Monday, July 14, 2008

The privatised hell of Britain PLC

A secret document has revealed the shape of things to come as jobs and livelihoods are threatened by economic meltdown. Global corporations will be employed by the government to break strikes under the guise of carrying out public services and responding to national emergencies.

Global Solutions, aka Group 4, is to be awarded a £100 million contract to act as a strike breaker, should the fire services be involved in industrial action. The plan which came to light over the weekend, and is due to be approved in the autumn, means that Group 4, will receive a one-off up-front payment of about £10 million, to be followed by £9 million a year over the life of the 10-year contract in return for supplying a pool of staff as cover.

The company would then be called on in scenarios such as pandemic flu, a catastrophic incident or industrial action. And, as Fire Brigades Union leader Matt Wrack has warned, the taxpayer will foot the bill for replacing the fire services with privatised strikebreakers. The FBU is coincidentially gearing up for industrial action in London following attempts by the employers to impose a pay cut.
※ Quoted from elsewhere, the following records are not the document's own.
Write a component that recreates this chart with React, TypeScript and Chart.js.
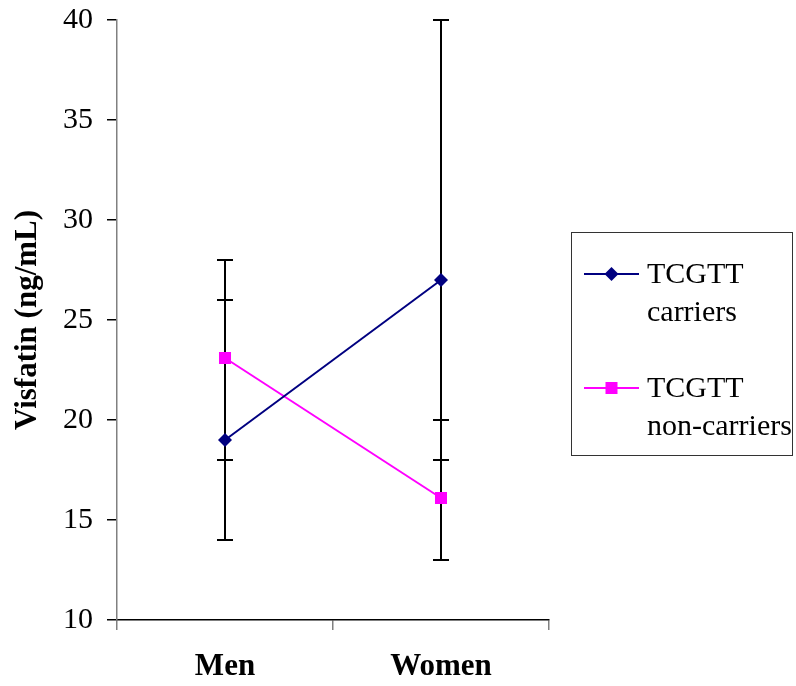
import React, { useEffect, useRef } from "react";
import { Chart, registerables } from "chart.js";

Chart.register(...registerables);

// Groups on the x axis
const categories = ["Men", "Women"];

// Visfatin (ng/mL) per group
const carriers = [19, 27];
const nonCarriers = [23.1, 16.1];

// Error bar extents (lower / upper)
const carriersLow = [14, 18];
const carriersHigh = [28, 40];
const nonCarriersLow = [18, 13];
const nonCarriersHigh = [26, 20];

// Y axis range and tick step
const yMin = 10;
const yMax = 40;
const yStep = 5;

const seriesNames = [
  ["TCGTT", "carriers"],
  ["TCGTT", "non-carriers"],
];

const NAVY = "#000080";
const MAGENTA = "#FF00FF";
const SERIF = "'Liberation Serif', 'Times New Roman', serif";

const errorBarPlugin = {
  id: "errorBars",
  beforeDatasetsDraw(chart: any) {
    const { ctx, scales } = chart;
    const x = scales.x;
    const y = scales.y;
    const ranges = [
      [carriersLow, carriersHigh],
      [nonCarriersLow, nonCarriersHigh],
    ];
    ctx.save();
    ctx.strokeStyle = "#000000";
    ctx.lineWidth = 2;
    ranges.forEach(([lo, hi]) => {
      lo.forEach((low: number, i: number) => {
        const px = Math.round(x.getPixelForValue(i));
        const yl = y.getPixelForValue(low);
        const yh = y.getPixelForValue(hi[i]);
        ctx.beginPath();
        ctx.moveTo(px, yl);
        ctx.lineTo(px, yh);
        ctx.moveTo(px - 8, yl);
        ctx.lineTo(px + 8, yl);
        ctx.moveTo(px - 8, yh);
        ctx.lineTo(px + 8, yh);
        ctx.stroke();
      });
    });
    ctx.restore();
  },
};

const legendBoxPlugin = {
  id: "legendBox",
  afterDraw(chart: any) {
    const { ctx } = chart;
    const boxL = 571.5;
    const boxT = 232.5;
    const boxW = 221;
    const boxH = 223;
    ctx.save();
    ctx.strokeStyle = "#333333";
    ctx.lineWidth = 1;
    ctx.strokeRect(boxL, boxT, boxW, boxH);

    const items = [
      { color: NAVY, style: "diamond", lineY: 274, base: 283 },
      { color: MAGENTA, style: "square", lineY: 388, base: 397 },
    ];
    items.forEach((it, idx) => {
      ctx.strokeStyle = it.color;
      ctx.lineWidth = 2;
      ctx.beginPath();
      ctx.moveTo(584, it.lineY);
      ctx.lineTo(639, it.lineY);
      ctx.stroke();
      ctx.fillStyle = it.color;
      const cx = 611.5;
      const cy = it.lineY;
      ctx.beginPath();
      if (it.style === "diamond") {
        ctx.moveTo(cx, cy - 7);
        ctx.lineTo(cx + 7, cy);
        ctx.lineTo(cx, cy + 7);
        ctx.lineTo(cx - 7, cy);
        ctx.closePath();
      } else {
        ctx.rect(cx - 6, cy - 6, 12, 12);
      }
      ctx.fill();

      ctx.fillStyle = "#000000";
      ctx.font = `30px ${SERIF}`;
      ctx.textBaseline = "alphabetic";
      ctx.textAlign = "left";
      ctx.fillText(seriesNames[idx][0], 647, it.base);
      ctx.fillText(seriesNames[idx][1], 647, it.base + 38);
    });
    ctx.restore();
  },
};

export default function App() {
  const canvasRef = useRef<HTMLCanvasElement | null>(null);

  useEffect(() => {
    if (!canvasRef.current) return;
    const chart = new Chart(canvasRef.current, {
      type: "line",
      data: {
        labels: categories,
        datasets: [
          {
            label: seriesNames[0].join(" "),
            data: carriers,
            borderColor: NAVY,
            backgroundColor: NAVY,
            borderWidth: 2,
            pointStyle: "rectRot",
            pointRadius: 7,
            pointBorderWidth: 0,
            pointBackgroundColor: NAVY,
            tension: 0,
          },
          {
            label: seriesNames[1].join(" "),
            data: nonCarriers,
            borderColor: MAGENTA,
            backgroundColor: MAGENTA,
            borderWidth: 2,
            pointStyle: "rect",
            pointRadius: 8.5,
            pointBorderWidth: 0,
            pointBackgroundColor: MAGENTA,
            tension: 0,
          },
        ],
      },
      options: {
        responsive: false,
        animation: false,
        devicePixelRatio: 1,
        layout: { padding: { top: 20, right: 247, bottom: 0, left: 0 } },
        plugins: {
          legend: { display: false },
          tooltip: { enabled: false },
        },
        scales: {
          x: {
            type: "category",
            offset: true,
            grid: {
              offset: true,
              drawOnChartArea: false,
              drawTicks: true,
              tickLength: 10,
              color: "#808080",
              lineWidth: 1.5,
            },
            border: { color: "#000000", width: 1.5 },
            ticks: {
              color: "#000000",
              padding: 18,
              font: { family: SERIF, size: 31, weight: "bold" },
            },
            afterFit(scale: any) {
              scale.height = 66;
              scale.paddingLeft = 0;
              scale.paddingRight = 0;
            },
          },
          y: {
            min: yMin,
            max: yMax,
            grid: {
              drawOnChartArea: false,
              drawTicks: true,
              tickLength: 10,
              color: "#000000",
              lineWidth: 1.5,
            },
            border: { color: "#808080", width: 1.5 },
            ticks: {
              stepSize: yStep,
              color: "#000000",
              padding: 14,
              font: { family: SERIF, size: 30 },
            },
            title: {
              display: true,
              text: "Visfatin (ng/mL)",
              color: "#000000",
              font: { family: SERIF, size: 31, weight: "bold", lineHeight: 1 },
              padding: { top: 12, bottom: 0 },
            },
            afterFit(scale: any) {
              scale.width = 117;
              scale.paddingTop = 0;
              scale.paddingBottom = 0;
            },
          },
        },
      },
      plugins: [errorBarPlugin, legendBoxPlugin],
    });
    return () => chart.destroy();
  }, []);

  return (
    <div style={{ position: "absolute", left: 0, top: 0, width: 796, height: 686, background: "#ffffff" }}>
      <canvas ref={canvasRef} width={796} height={686} />
    </div>
  );
}
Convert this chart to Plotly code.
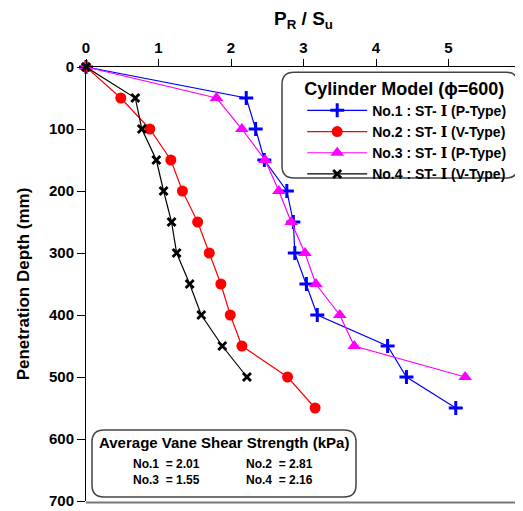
import plotly.graph_objects as go

depth_1 = [0, 50, 100, 150, 200, 250, 300, 350, 400, 450, 500, 550]
ratio_1 = [0, 2.21, 2.34, 2.46, 2.77, 2.86, 2.88, 3.04, 3.19, 4.16, 4.42, 5.10]

depth_2 = [0, 50, 100, 150, 200, 250, 300, 350, 400, 450, 500, 550]
ratio_2 = [0, 0.48, 0.88, 1.17, 1.33, 1.54, 1.70, 1.86, 1.99, 2.15, 2.78, 3.16]

depth_3 = [0, 50, 100, 150, 200, 250, 300, 350, 400, 450, 500]
ratio_3 = [0, 1.80, 2.15, 2.47, 2.66, 2.83, 3.02, 3.17, 3.50, 3.70, 5.23]

depth_4 = [0, 50, 100, 150, 200, 250, 300, 350, 400, 450, 500]
ratio_4 = [0, 0.68, 0.77, 0.97, 1.07, 1.18, 1.25, 1.43, 1.59, 1.88, 2.22]

name_ids = ["No.1", "No.2", "No.3", "No.4"]
name_types = ["(P-Type)", "(V-Type)", "(P-Type)", "(V-Type)"]
colors = ["#0000FF", "#FF0000", "#FF00FF", "#000000"]

x_ticks = [0, 1, 2, 3, 4, 5, 6]
y_ticks = [0, 100, 200, 300, 400, 500, 600, 700]

avg_labels = ["No.1  = 2.01", "No.2  = 2.81", "No.3  = 1.55", "No.4  = 2.16"]

FONT = "Arial, Liberation Sans, sans-serif"
SERIF_I = "<span style=\"font-family:'Liberation Serif','DejaVu Serif',serif\">Ⅰ</span>"

markers = [
    dict(symbol="cross-thin", color=colors[0], size=10, line=dict(color=colors[0], width=3)),
    dict(symbol="circle", color=colors[1], size=11, line=dict(width=0)),
    dict(symbol="triangle-up", color=colors[2], size=12, line=dict(width=0)),
    dict(symbol="x-thin", color=colors[3], size=8, line=dict(color=colors[3], width=2.8)),
]

fig = go.Figure()
series = [(ratio_1, depth_1), (ratio_2, depth_2), (ratio_3, depth_3), (ratio_4, depth_4)]
for i, (xs, ys) in enumerate(series):
    label = f"<b>{name_ids[i]} : ST- {SERIF_I} {name_types[i]}</b>"
    fig.add_trace(go.Scatter(x=xs, y=ys, mode="lines+markers", name=label,
                             line=dict(color=colors[i], width=1.2), marker=markers[i],
                             cliponaxis=False))


def rounded(x0, y0, x1, y1, rx, ry):
    return (f"M {x0+rx},{y0} L {x1-rx},{y0} Q {x1},{y0} {x1},{y0+ry} "
            f"L {x1},{y1-ry} Q {x1},{y1} {x1-rx},{y1} L {x0+rx},{y1} "
            f"Q {x0},{y1} {x0},{y1-ry} L {x0},{y0+ry} Q {x0},{y0} {x0+rx},{y0} Z")

# The page body has an 8px margin, so the figure is 8px smaller and margins shifted.
W, H = 435.0, 434.0
rx, ry = 12 / W, 12 / H
shapes = [
    dict(type="path", xref="paper", yref="paper",
         path=rounded(0.4506, 0.744, 0.993, 0.988, rx, ry),
         line=dict(color="#444444", width=1.5), fillcolor="rgba(255,255,255,0)", layer="below"),
    dict(type="path", xref="paper", yref="paper",
         path=rounded(0.0138, 0.0092, 0.6207, 0.1636, rx, ry),
         line=dict(color="#444444", width=1.5), fillcolor="rgba(255,255,255,0)", layer="below"),
    dict(type="line", xref="paper", yref="paper", x0=1.0 + 0.5 / W, x1=1.0 + 0.5 / W,
         y0=-2.5 / H, y1=1.0 + 8 / H, line=dict(color="#777777", width=3)),
    dict(type="line", xref="paper", yref="paper", x0=0, x1=1.0 + 2 / W,
         y0=-1.5 / H, y1=-1.5 / H, line=dict(color="#777777", width=2)),
]

annotations = [
    dict(text="<b>Average Vane Shear Strength (kPa)</b>", xref="paper", yref="paper",
         x=0.317, y=0.134, xanchor="center", yanchor="middle", showarrow=False,
         font=dict(family=FONT, size=15, color="black")),
]
pos = [(0.103, 0.085), (0.363, 0.085), (0.103, 0.048), (0.363, 0.048)]
for lab, (px, py) in zip(avg_labels, pos):
    annotations.append(dict(text=f"<b>{lab}</b>", xref="paper", yref="paper", x=px, y=py,
                            xanchor="left", yanchor="middle", showarrow=False,
                            font=dict(family=FONT, size=12, color="black")))

fig.update_layout(
    width=515, height=503,
    margin=dict(l=78, r=2, t=59, b=10, autoexpand=False),
    paper_bgcolor="white", plot_bgcolor="white",
    font=dict(family=FONT, color="black"),
    showlegend=True,
    legend=dict(x=0.497, y=0.99, xanchor="left", yanchor="top",
                bgcolor="rgba(0,0,0,0)", borderwidth=0,
                font=dict(family=FONT, size=14, color="black"),
                title=dict(text="<b>Cylinder Model (ϕ=600)</b>", side="top",
                           font=dict(family=FONT, size=18, color="black")),
                tracegroupgap=0, itemwidth=60),
    xaxis=dict(side="top", range=[0, 6], tickvals=x_ticks, ticktext=[f"<b>{v}</b>" for v in x_ticks],
               ticks="outside", ticklen=7, tickcolor="black", showline=True, linecolor="black",
               linewidth=1, showgrid=False, zeroline=False, automargin=False,
               tickfont=dict(family=FONT, size=15, color="black"),
               title=dict(text="<b>P<sub>R</sub> / S<sub>u</sub></b>",
                          font=dict(family=FONT, size=19, color="black"))),
    yaxis=dict(range=[700, 0], tickvals=y_ticks, ticktext=[f"<b>{v}</b>" for v in y_ticks],
               ticks="outside", ticklen=8, tickcolor="black", showline=True, linecolor="black",
               linewidth=1, showgrid=False, zeroline=False, automargin=False,
               tickfont=dict(family=FONT, size=15, color="black"),
               title=dict(text="<b>Penetration Depth (mm)</b>",
                          font=dict(family=FONT, size=17, color="black"))),
    shapes=shapes, annotations=annotations,
)
fig.write_html("out.html")
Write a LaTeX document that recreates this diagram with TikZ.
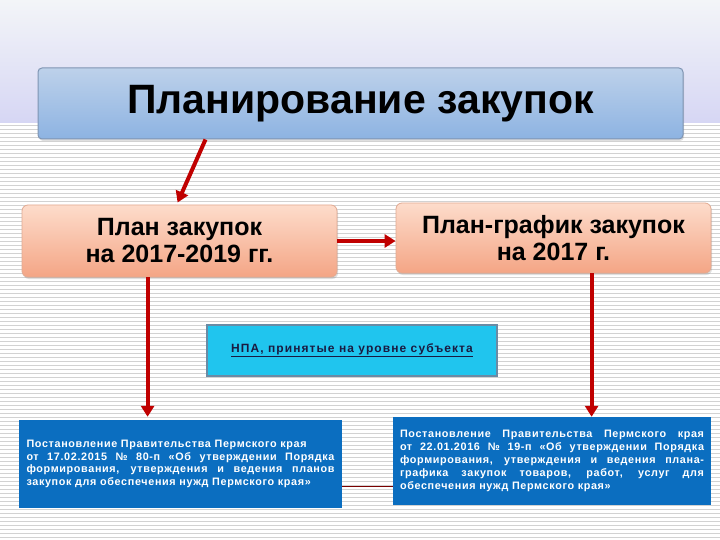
\documentclass[tikz,border=0pt]{standalone}
\usepackage{fontspec}
\setmainfont{Liberation Sans}
\usetikzlibrary{arrows.meta,shadows,calc}
\definecolor{bgtop}{HTML}{F3F5F8}
\definecolor{bglav}{HTML}{D6D6F4}
\definecolor{stripecol}{HTML}{D2D2D2}
\definecolor{titletop}{HTML}{BDD1EA}
\definecolor{titlebot}{HTML}{8DB3E2}
\definecolor{titleborder}{HTML}{7F95B3}
\definecolor{peachtop}{HTML}{FDDCCB}
\definecolor{peachbot}{HTML}{F4A585}
\definecolor{peachborder}{HTML}{E2AA92}
\definecolor{npafill}{HTML}{20C5EE}
\definecolor{npaborder}{HTML}{6A8BA5}
\definecolor{npatext}{HTML}{1A1A40}
\definecolor{docblue}{HTML}{0B6EC0}
\definecolor{arrred}{HTML}{C00000}
\definecolor{connred}{HTML}{7A0000}
\tikzset{
  stripe/.style={draw=stripecol,line width=0.9pt},
  titlebox/.style={rounded corners=4pt,top color=titletop,bottom color=titlebot,draw=titleborder,line width=1pt,
    drop shadow={opacity=0.25,shadow xshift=1pt,shadow yshift=-2pt},
    minimum width=645pt,minimum height=71pt,inner sep=0pt,
    font=\fontsize{41}{48}\selectfont\bfseries},
  planbox/.style={rounded corners=6pt,top color=peachtop,bottom color=peachbot,draw=peachborder,line width=0.8pt,
    drop shadow={opacity=0.25,shadow xshift=1pt,shadow yshift=-2pt},
    minimum width=315pt,inner sep=0pt,align=center,
    font=\fontsize{25}{27}\selectfont\bfseries},
  npabox/.style={fill=npafill,draw=npaborder,line width=2pt,minimum width=290pt,minimum height=51pt,inner sep=0pt,
    text=npatext,font=\fontsize{12}{13}\selectfont\bfseries\addfontfeature{LetterSpace=9}},
  docbox/.style={fill=docblue,text=white,minimum height=88pt,inner sep=0pt,align=left,
    font=\fontsize{10.8}{12.8}\selectfont\bfseries\addfontfeature{LetterSpace=6}},
  redarrow/.style={draw=arrred,line width=4pt,-{Triangle[length=11pt,width=13pt]}},
  conn/.style={draw=connred,line width=1pt}
}
\begin{document}
\begin{tikzpicture}[x=1pt,y=-1pt]
\useasboundingbox (0,0) rectangle (720,540);
% background
\shade[top color=bgtop,bottom color=bglav] (0,0) rectangle (720,123);
\fill[white] (0,123) rectangle (720,540);
\foreach \y in {125,129,...,539} \draw[stripe] (0,\y) -- (720,\y);
% nodes
\node[titlebox] (title) at (360.5,103.5) {Планирование закупок};
\node[planbox,minimum height=72pt] (p1) at (179.5,241) {План закупок\\на 2017-2019 гг.};
\node[planbox,minimum height=70pt] (p2) at (553.5,238) {План-график закупок\\на 2017 г.};
\node[npabox] (npa) at (352,350.5) {\underline{НПА, принятые на уровне субъекта}};
\node[docbox,minimum width=323pt] (bl) at (180.5,464) {%
Постановление Правительства Пермского края\\
\makebox[308pt][s]{от 17.02.2015 № 80-п «Об утверждении Порядка}\\
\makebox[308pt][s]{формирования, утверждения и ведения планов}\\
закупок для обеспечения нужд Пермского края»};
\node[docbox,minimum width=318pt] (br) at (552,461) {%
\makebox[304pt][s]{Постановление Правительства Пермского края}\\
\makebox[304pt][s]{от 22.01.2016 № 19-п «Об утверждении Порядка}\\
\makebox[304pt][s]{формирования, утверждения и ведения плана-}\\
\makebox[304pt][s]{графика закупок товаров, работ, услуг для}\\
обеспечения нужд Пермского края»};
% connectors
\draw[redarrow] ([xshift=168pt]title.south west) -- ([xshift=156pt,yshift=2pt]p1.north west);
\draw[redarrow] (p1.east) -- (p1.east -| p2.west);
\draw[redarrow] ([xshift=126pt]p1.south west) coordinate (a1) -- ([yshift=3pt]a1 |- bl.north);
\draw[redarrow] ([xshift=196pt]p2.south west) coordinate (a2) -- (a2 |- br.north);
\draw[conn] ([yshift=-22pt]bl.east) coordinate (c1) -- (c1 -| br.west);
\end{tikzpicture}
\end{document}
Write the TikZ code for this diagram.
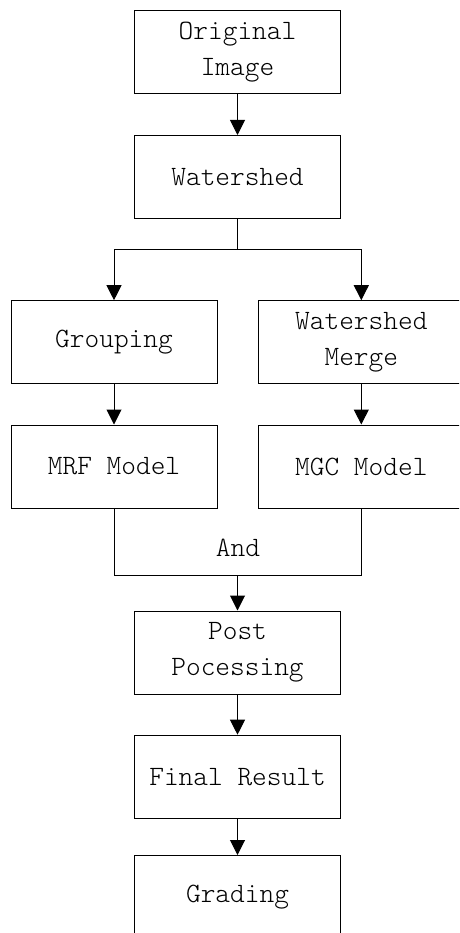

Group 4 has done extremely well out of New Labour, and now has 30,000 employees and a turnover of £1.1 billion. It has become the largest “security solutions” company in the UK. The company is not alone in cashing under this government, however. New research reveals that a staggering one third of all the UK’s public services are now carried out by the private and voluntary sectors – double the level when New Labour came to power.

The study commissioned by the government from economist DeAnne Julius shows that the government has encouraged the handover of public services to global corporations at such a rate that they the sector has now overtaken the United States as a share of gross domestic product. Total spending on private and voluntary provision has nearly doubled from £42bn in 1995-96 to over £79.4bn at in what amounts to a massive transfer of wealth to companies.

DeAnne Julius is Chairman of Chatham House and a non-executive director of BP and the pharmaceutical corporation Roche. She also serves on the advisory boards of UK and US hedge funds and is vice president of the Society of Business Economists. She was an advisor to British Airways and Shell and a former director of the services company Serco. The incestuous relationship between the government and companies like Serco, BT and Capita will be cemented further this week as business minister John Hutton goes on a trade mission to the United States to promote their services.

Outsourcing is not simply a cash-cow to increase corporate profits. There are other, equally sinister aspects. The effect of outsourcing can be seen clearly in the prison and immigration services, where seven out of the ten main immigration detention centres in the UK are run by private companies for profit under contract to the Home Office. They maximise profits at the expense of the human rights of the detainees.

A report today by the law firm Birnberg Peirce, Medical Justice and the National Coalition of Anti-Deportation Campaigns exposes how private security guards have abused hundreds of failed asylum seekers during their violent removal from Britain.

The report's authors conclude: "We have found an alarming and unacceptable number of injuries have been sustained by those subject to forced removals. This dossier provides evidence of widespread and seemingly systemic abuse of one of the most vulnerable communities of people in our society, who have fled their own countries seeking safety and refuge."

This is just one example of what happens when big business and the state join together under the executive director of Britain PLC, one Gordon Brown.